You are a highly cited researcher and a proponent of open data. What values does it have for researchers to share their demanding work freely and with everyone?

By publishing data in an open way, you can improve your impact and reputation. People will use your data, read your papers and through this, the number of your citations will grow. Your reputation will be boosted. There is a selfish motivation for sharing data in an open manner with the scientific community .

Moreover, data sharing is very important because it allows us to critically analyse what other people have done so we are able to reproduce research and examine the assumptions. This makes sure that science is done in a proper manner, and very importantly, it generates feedback from a larger audience in case something is wrong.

An increasing amount of scientific work is based on technology originated in software development processes, where an entire environment is shared with other developers. These containers are used to package research, data and models together. What do you consider an appropriate way to share scientific work with other researchers and in how far would?

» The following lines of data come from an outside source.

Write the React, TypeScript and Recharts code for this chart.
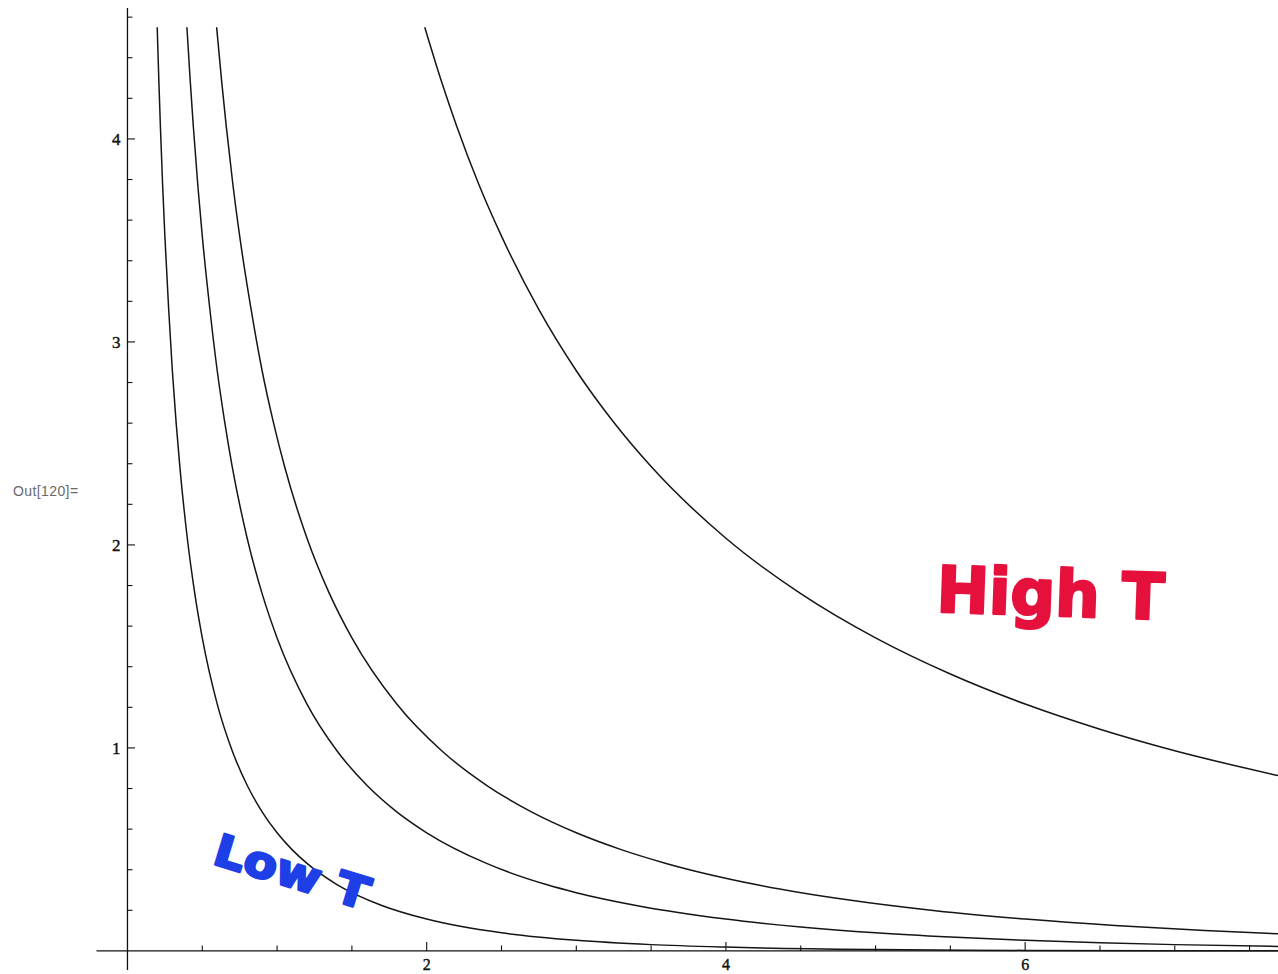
import React from 'react';
import { LineChart, Line, XAxis, YAxis, ReferenceLine, ReferenceDot } from 'recharts';

// Curves (four temperatures, lowest to highest)
const curveT1 = [
  { x: 0.1987, y: 4.55 }, { x: 0.21, y: 4.28 }, { x: 0.22, y: 4.064 }, { x: 0.235, y: 3.773 },
  { x: 0.25, y: 3.521 }, { x: 0.275, y: 3.166 }, { x: 0.3, y: 2.858 }, { x: 0.325, y: 2.605 },
  { x: 0.35, y: 2.386 }, { x: 0.4, y: 2.033 }, { x: 0.45, y: 1.760 }, { x: 0.5, y: 1.542 },
  { x: 0.6, y: 1.216 }, { x: 0.7, y: 0.986 }, { x: 0.8, y: 0.816 }, { x: 0.9, y: 0.685 },
  { x: 1.0, y: 0.582 }, { x: 1.1, y: 0.499 }, { x: 1.2, y: 0.431 }, { x: 1.4, y: 0.327 },
  { x: 1.7, y: 0.224 }, { x: 2.0, y: 0.157 }, { x: 2.5, y: 0.089 }, { x: 3.0, y: 0.052 },
  { x: 3.5, y: 0.031 }, { x: 4.0, y: 0.019 }, { x: 5.0, y: 0.007 }, { x: 6.0, y: 0.0025 },
  { x: 7.0, y: 0.0009 }, { x: 7.69, y: 0.0005 },
];
const curveT2 = [
  { x: 0.3973, y: 4.55 }, { x: 0.42, y: 4.28 }, { x: 0.44, y: 4.064 }, { x: 0.47, y: 3.773 },
  { x: 0.5, y: 3.521 }, { x: 0.55, y: 3.166 }, { x: 0.6, y: 2.858 }, { x: 0.65, y: 2.605 },
  { x: 0.7, y: 2.386 }, { x: 0.8, y: 2.033 }, { x: 0.9, y: 1.760 }, { x: 1.0, y: 1.542 },
  { x: 1.2, y: 1.216 }, { x: 1.4, y: 0.986 }, { x: 1.6, y: 0.816 }, { x: 1.8, y: 0.685 },
  { x: 2.0, y: 0.582 }, { x: 2.4, y: 0.431 }, { x: 2.8, y: 0.327 }, { x: 3.0, y: 0.287 },
  { x: 3.4, y: 0.224 }, { x: 4.0, y: 0.157 }, { x: 4.5, y: 0.118 }, { x: 5.0, y: 0.089 },
  { x: 5.5, y: 0.068 }, { x: 6.0, y: 0.052 }, { x: 6.5, y: 0.040 }, { x: 7.0, y: 0.031 },
  { x: 7.69, y: 0.022 },
];
const curveT3 = [
  { x: 0.596, y: 4.55 }, { x: 0.63, y: 4.28 }, { x: 0.66, y: 4.064 }, { x: 0.705, y: 3.773 },
  { x: 0.75, y: 3.521 }, { x: 0.825, y: 3.166 }, { x: 0.9, y: 2.858 }, { x: 0.975, y: 2.605 },
  { x: 1.05, y: 2.386 }, { x: 1.2, y: 2.033 }, { x: 1.35, y: 1.760 }, { x: 1.5, y: 1.542 },
  { x: 1.8, y: 1.216 }, { x: 2.1, y: 0.986 }, { x: 2.4, y: 0.816 }, { x: 2.7, y: 0.685 },
  { x: 3.0, y: 0.582 }, { x: 3.3, y: 0.499 }, { x: 3.6, y: 0.431 }, { x: 4.2, y: 0.327 },
  { x: 4.8, y: 0.253 }, { x: 5.4, y: 0.198 }, { x: 6.0, y: 0.157 }, { x: 6.6, y: 0.125 },
  { x: 7.2, y: 0.100 }, { x: 7.69, y: 0.084 },
];
const curveT10 = [
  { x: 1.987, y: 4.55 }, { x: 2.1, y: 4.28 }, { x: 2.2, y: 4.064 }, { x: 2.35, y: 3.773 },
  { x: 2.5, y: 3.521 }, { x: 2.75, y: 3.159 }, { x: 3.0, y: 2.858 }, { x: 3.25, y: 2.604 },
  { x: 3.5, y: 2.386 }, { x: 4.0, y: 2.033 }, { x: 4.5, y: 1.760 }, { x: 5.0, y: 1.542 },
  { x: 5.5, y: 1.364 }, { x: 6.0, y: 1.216 }, { x: 6.5, y: 1.092 }, { x: 7.0, y: 0.986 },
  { x: 7.69, y: 0.864 },
];

const curves = [curveT1, curveT2, curveT3, curveT10];

const xMajorTicks = [2, 4, 6];
const xMinorTicks = [0.5, 1, 1.5, 2.5, 3, 3.5, 4.5, 5, 5.5, 6.5, 7, 7.5];
const yMajorTicks = [1, 2, 3, 4];
const yMinorTicks = [0.2, 0.4, 0.6, 0.8, 1.2, 1.4, 1.6, 1.8, 2.2, 2.4, 2.6, 2.8, 3.2, 3.4, 3.6, 3.8, 4.2, 4.4, 4.6];

const xDomain: [number, number] = [-0.207, 7.69];
const yDomain: [number, number] = [-0.094, 4.645];

const tickFont = '"Liberation Serif", "DejaVu Serif", serif';

const xTickShape = (major: boolean, label?: string) => (p: any) => (
  <g>
    <line x1={p.cx} y1={p.cy} x2={p.cx} y2={p.cy - (major ? 9 : 5.5)} stroke="#111" strokeWidth={1.1} />
    {label ? (
      <text x={p.cx} y={p.cy + 19} textAnchor="middle" fontFamily={tickFont} fontSize={16} fill="#111" stroke="#111" strokeWidth={0.4}>
        {label}
      </text>
    ) : null}
  </g>
);

const yTickShape = (major: boolean, label?: string) => (p: any) => (
  <g>
    <line x1={p.cx} y1={p.cy} x2={p.cx + (major ? 7.5 : 5)} y2={p.cy} stroke="#111" strokeWidth={1.1} />
    {label ? (
      <text x={p.cx - 7} y={p.cy + 6} textAnchor="end" fontFamily={tickFont} fontSize={17} fill="#111" stroke="#111" strokeWidth={0.4}>
        {label}
      </text>
    ) : null}
  </g>
);

const handText = (text: string, color: string, size: number, angle: number, len: number) => (p: any) => (
  <text
    x={p.cx}
    y={p.cy}
    textAnchor="middle"
    dominantBaseline="central"
    fontFamily='"DejaVu Sans", sans-serif'
    fontWeight="bold"
    fontSize={size}
    fill={color}
    stroke={color}
    strokeWidth={2.5}
    strokeLinejoin="round"
    textLength={len}
    lengthAdjust="spacingAndGlyphs"
    transform={`rotate(${angle} ${p.cx} ${p.cy})`}
  >
    {text}
  </text>
);

export default function App() {
  return (
    <div style={{ position: 'relative', width: 1278, height: 974, background: '#fff' }}>
      <style>{'html,body{margin:0;padding:0;overflow:hidden;background:#fff}'}</style>
      <div
        style={{
          position: 'absolute',
          left: 13,
          top: 483,
          fontFamily: '"Liberation Sans", Arial, sans-serif',
          fontSize: 14,
          letterSpacing: 0.4,
          color: '#6a6a6a',
        }}
      >
        Out[120]=
      </div>
      <LineChart width={1278} height={974} margin={{ top: 8, right: 0, bottom: 4, left: 96.5 }}>
        <XAxis type="number" dataKey="x" domain={xDomain} allowDataOverflow hide />
        <YAxis type="number" dataKey="y" domain={yDomain} allowDataOverflow hide />
        <ReferenceLine x={0} stroke="#111" strokeWidth={1.3} />
        <ReferenceLine y={0} stroke="#111" strokeWidth={1.3} />
        {xMinorTicks.map((v) => (
          <ReferenceDot key={'xm' + v} x={v} y={0} r={1} shape={xTickShape(false)} />
        ))}
        {xMajorTicks.map((v) => (
          <ReferenceDot key={'xM' + v} x={v} y={0} r={1} shape={xTickShape(true, String(v))} />
        ))}
        {yMinorTicks.map((v) => (
          <ReferenceDot key={'ym' + v} x={0} y={v} r={1} shape={yTickShape(false)} />
        ))}
        {yMajorTicks.map((v) => (
          <ReferenceDot key={'yM' + v} x={0} y={v} r={1} shape={yTickShape(true, String(v))} />
        ))}
        {curves.map((d, i) => (
          <Line
            key={i}
            data={d}
            dataKey="y"
            type="monotone"
            dot={false}
            stroke="#151515"
            strokeWidth={1.5}
            isAnimationActive={false}
          />
        ))}
        <ReferenceDot x={6.17} y={1.76} r={1} shape={handText('High T', '#e5113c', 64, 2, 228)} />
        <ReferenceDot x={1.1} y={0.39} r={1} shape={handText('Low T', '#1f3fe6', 44, 17, 160)} />
      </LineChart>
    </div>
  );
}
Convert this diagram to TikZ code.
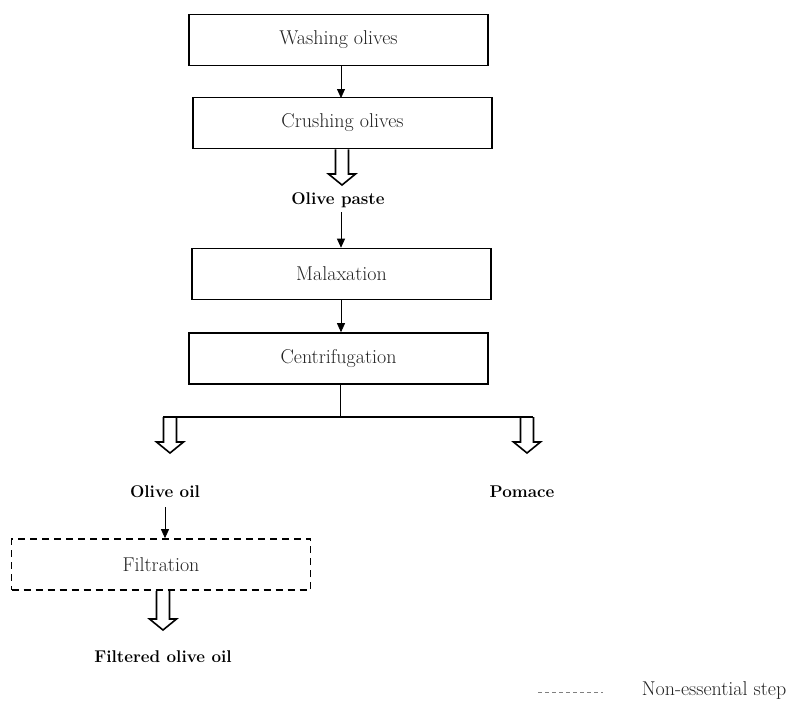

Data should be packed with the models (code) to allow for recoverability and traceability of results. Making a scientific study fully reproducible is a big challenge. However, scientists should try to go as far as possible, by providing at least some of the data from their analysis and, if possible, some code for letting other people understand what has been done. There are natural limitations to this. Think about the huge amount of data available nowadays. We cannot always share everything with everybody, it is impossible. But we need to find ways of describing input and output datasets in a systematic manner, e.g., how you made a query of a certain dataset at a certain time in a certain area so readers at least know which specific data set was used.

This puts a burden on researchers because it is additional work. But again, I think it is worth doing, because our experience shows that the more people look at a dataset, the more valuable it becomes, because you understand its strengths and weaknesses much quicker.

I think it is not only a burden that should lie on researchers themselves. Maybe the infrastructure of academia will change with this, in case it becomes a more commonly used approach. Maybe pioneers nowadays must do all the work and make sure others see the value in it. Eventually we may also need different data structures and infrastructure to access and share data with one another.

Yes, we have a long way to go. Certainly, universities are starting to do this and offer services to scientists to help them in the process. However, it is still very demanding because then it is not just about better published papers, it is also about making sure that the data are well curated and presented. It is also about code. There is a significant difference between scientific code, and code that you share. Other people cannot really help in tidying up your code or making sure it is clean. These tasks come on top of what researchers need to do already.

What is your favourite aggregate state of water?

Well, I like skiing, so the snow would be a candidate, but I probably like going to rivers, lakes, and the sea even more. So, I think it is the liquid state.